Would I hear anti Jewish homilies from the Priest? What about Mary and the saints and so on. Was I the only meshugena Jew to join the Catholic Church? Would I be able to maintain my Jewish identity as a Catholic? Where can I get these answers? I searched the internet. And that is when I found the Association of Hebrew Catholics (AHC). I was so pleasantly amazed. I learned that there have been so many Jews who discovered the truth of the Catholic Church. I read their stories and it gave me the hope and confidence that I was on the right track. Many of the questions that I had concerning the major issues were answered on the AHC web site.
Through the AHC resources I discovered just how Jewish the Catholic Church is. I discovered that Catholicism is “ post-Messianic Judaism” and is Biblical Judaism fulfilled. I discovered the Jewish roots of the Mass. I was surprised and amazed to find that I had finally found the true place where all the first believers and apostles ended up, the Catholic Church. After all my searching, I began to realize that loving the Jewish Messiah and being Catholic was the most Jewish thing I could ever do. I joined the email discussion group and found great compassion and some very devout Hebrew Catholics who have become my friends and mishpochah.

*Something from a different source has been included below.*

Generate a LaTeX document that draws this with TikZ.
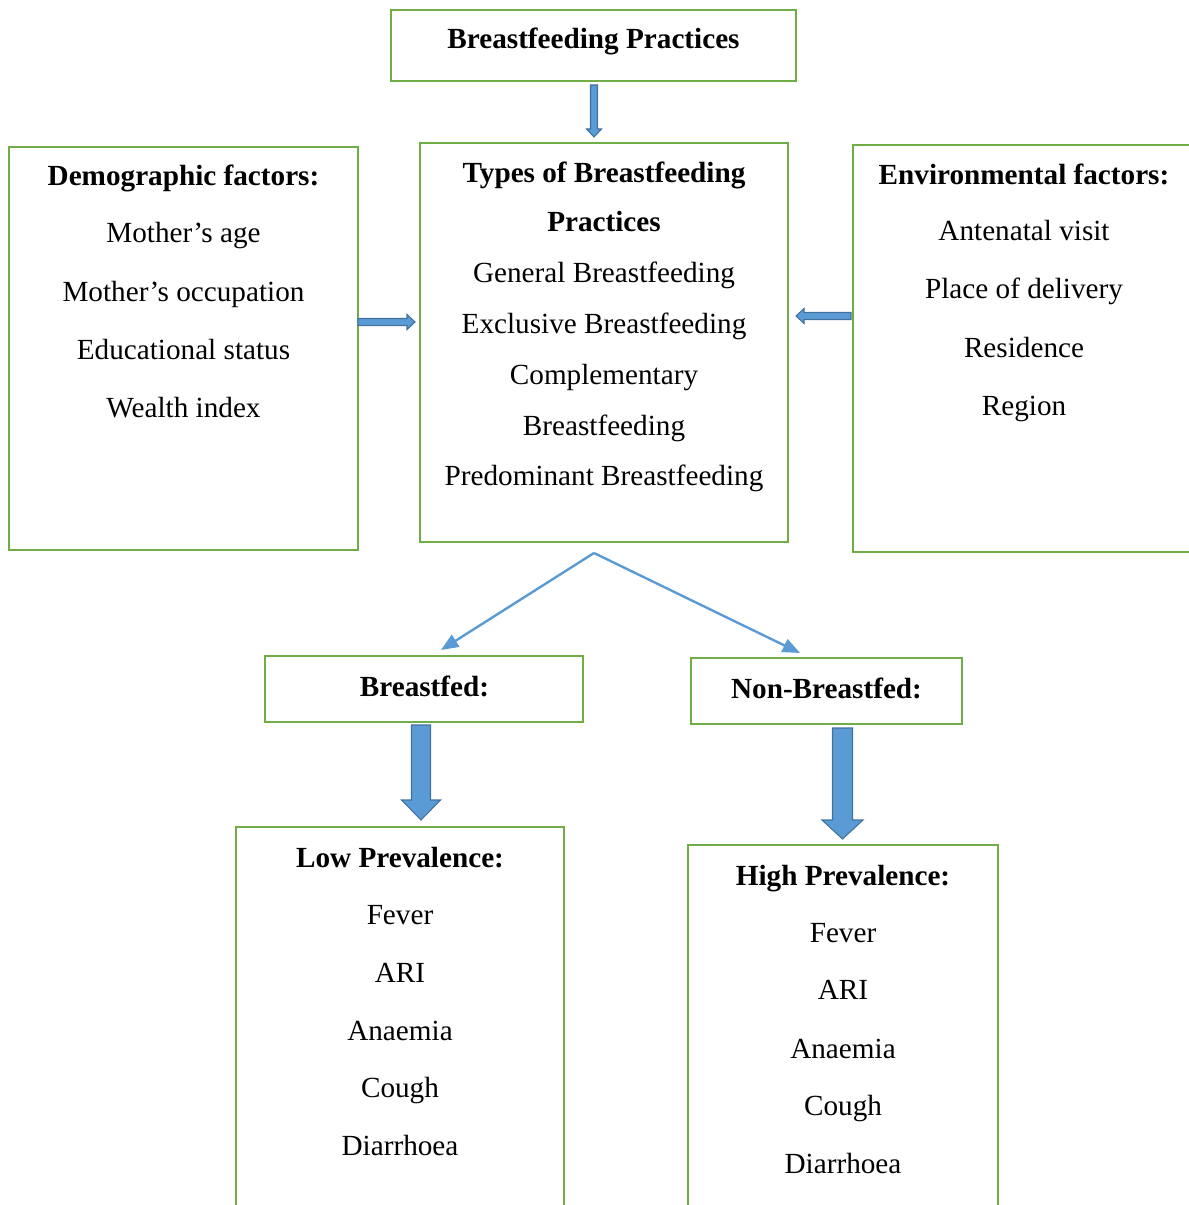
\documentclass[tikz,border=0pt]{standalone}
\usepackage{fontspec}
\setmainfont{Liberation Serif}
\usetikzlibrary{fit,arrows.meta}
\definecolor{boxgreen}{RGB}{112,173,71}
\definecolor{arrowfill}{RGB}{91,155,213}
\definecolor{arrowedge}{RGB}{65,113,156}
\tikzset{
  box/.style={draw=boxgreen, line width=1.5pt, inner sep=0pt, fill=none},
  txt/.style={anchor=base, inner sep=0pt, font=\fontsize{21.9pt}{26pt}\selectfont},
  btxt/.style={txt, font=\fontsize{21.9pt}{26pt}\selectfont\bfseries},
  thinline/.style={draw=arrowfill, line width=1.8pt, -{Triangle[length=13pt,width=10.5pt]}},
  blockarrow/.style={fill=arrowfill, draw=arrowedge, line width=0.8pt, line join=miter}
}
% vertical block arrow down: x, ytop, ytip, shaft half width, head half width, head length
\newcommand\myvarrow[6]{%
  \path[blockarrow] (#1-#4,#2) -- (#1+#4,#2) -- (#1+#4,#3-#6) -- (#1+#5,#3-#6) -- (#1,#3)
    -- (#1-#5,#3-#6) -- (#1-#4,#3-#6) -- cycle;}
% horizontal block arrow: xstart, xtip, y, shaft half, head half, head length (signed)
\newcommand\myharrow[6]{%
  \path[blockarrow] (#1,#3-#4) -- (#2-#6,#3-#4) -- (#2-#6,#3-#5) -- (#2,#3) -- (#2-#6,#3+#5)
    -- (#2-#6,#3+#4) -- (#1,#3+#4) -- cycle;}
\begin{document}
\begin{tikzpicture}[x=0.75pt,y=-0.75pt]
\useasboundingbox (0,0) rectangle (1188,1205);
% boxes
\node[box, fit={(391,10)(796,81)}] (top) {};
\node[box, fit={(420,143)(788,542)}] (types) {};
\node[box, fit={(9,147)(358,550)}] (demo) {};
\node[box, fit={(853,145)(1196,552)}] (env) {};
\node[box, fit={(265,656)(583,722)}] (bf) {};
\node[box, fit={(691,658)(962,724)}] (nbf) {};
\node[box, fit={(236,827)(564,1214)}] (low) {};
\node[box, fit={(688,845)(998,1214)}] (high) {};
% texts
\node[btxt] (t0) at (593.5,49) {Breastfeeding Practices};
\node[btxt] (t1) at (604,183) {Types of Breastfeeding};
\node[btxt] (t2) at (604,232) {Practices};
\node[txt] (t3) at (604,283) {General Breastfeeding};
\node[txt] (t4) at (604,334) {Exclusive Breastfeeding};
\node[txt] (t5) at (604,384) {Complementary};
\node[txt] (t6) at (604,435) {Breastfeeding};
\node[txt] (t7) at (604,485) {Predominant Breastfeeding};
\node[btxt] (d0) at (183.5,186) {Demographic factors:};
\node[txt] (d1) at (183.5,243) {Mother’s age};
\node[txt] (d2) at (183.5,301) {Mother’s occupation};
\node[txt] (d3) at (183.5,359) {Educational status};
\node[txt] (d4) at (183.5,417) {Wealth index};
\node[btxt] (e0) at (1024,185) {Environmental factors:};
\node[txt] (e1) at (1024,241) {Antenatal visit};
\node[txt] (e2) at (1024,299) {Place of delivery};
\node[txt] (e3) at (1024,357) {Residence};
\node[txt] (e4) at (1024,415) {Region};
\node[btxt] (b0) at (424.5,696) {Breastfed:};
\node[btxt] (n0) at (826.5,698) {Non-Breastfed:};
\node[btxt] (l0) at (400,867) {Low Prevalence:};
\node[txt] (l1) at (400,924) {Fever};
\node[txt] (l2) at (400,982) {ARI};
\node[txt] (l3) at (400,1040) {Anaemia};
\node[txt] (l4) at (400,1097) {Cough};
\node[txt] (l5) at (400,1155) {Diarrhoea};
\node[btxt] (h0) at (843,885) {High Prevalence:};
\node[txt] (h1) at (843,942) {Fever};
\node[txt] (h2) at (843,999) {ARI};
\node[txt] (h3) at (843,1058) {Anaemia};
\node[txt] (h4) at (843,1115) {Cough};
\node[txt] (h5) at (843,1173) {Diarrhoea};
% block arrows
\myvarrow{594}{85}{137}{3.5}{7.5}{8}
\myharrow{358}{415}{322}{3.5}{7.5}{8}
\myharrow{851}{796}{316}{3.5}{7.5}{-8}
\myvarrow{421}{725}{820}{9.5}{19.5}{20}
\myvarrow{842.5}{728}{839}{10}{20.5}{19}
% split connectors
\coordinate (split) at (594,553);
\coordinate (bfin) at (441,650);
\coordinate (nbfin) at (800,653);
\draw[thinline] (split) -- (bfin);
\draw[thinline] (split) -- (nbfin);
\end{tikzpicture}
\end{document}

I began to study and attend Mass as often as possible and still do. But I was craving the real presence of Jesus in the Eucharist, and I knew in order to receive the precious Eucharist I needed to join the Church. After almost a full year in RCIA I had my first communion and confirmation at Easter Vigil, 2005. My wife finished her annulment process, and we have had our marriage blessed in the Church. We are so happy to be able to worship God together in the Eucharist at Mass. I am looking forward to growing in my new faith with my wife and family and discerning what God would have for me and for us to do.
As I write, this is my first Christmas as a Catholic. Only God can turn so many tragedies into unspeakable joy. How ironic and how typical of the way our God operates. My hope and prayer is that many of my Jewish family and brethren will also come to know their Messiah and feel at home in the Catholic Church.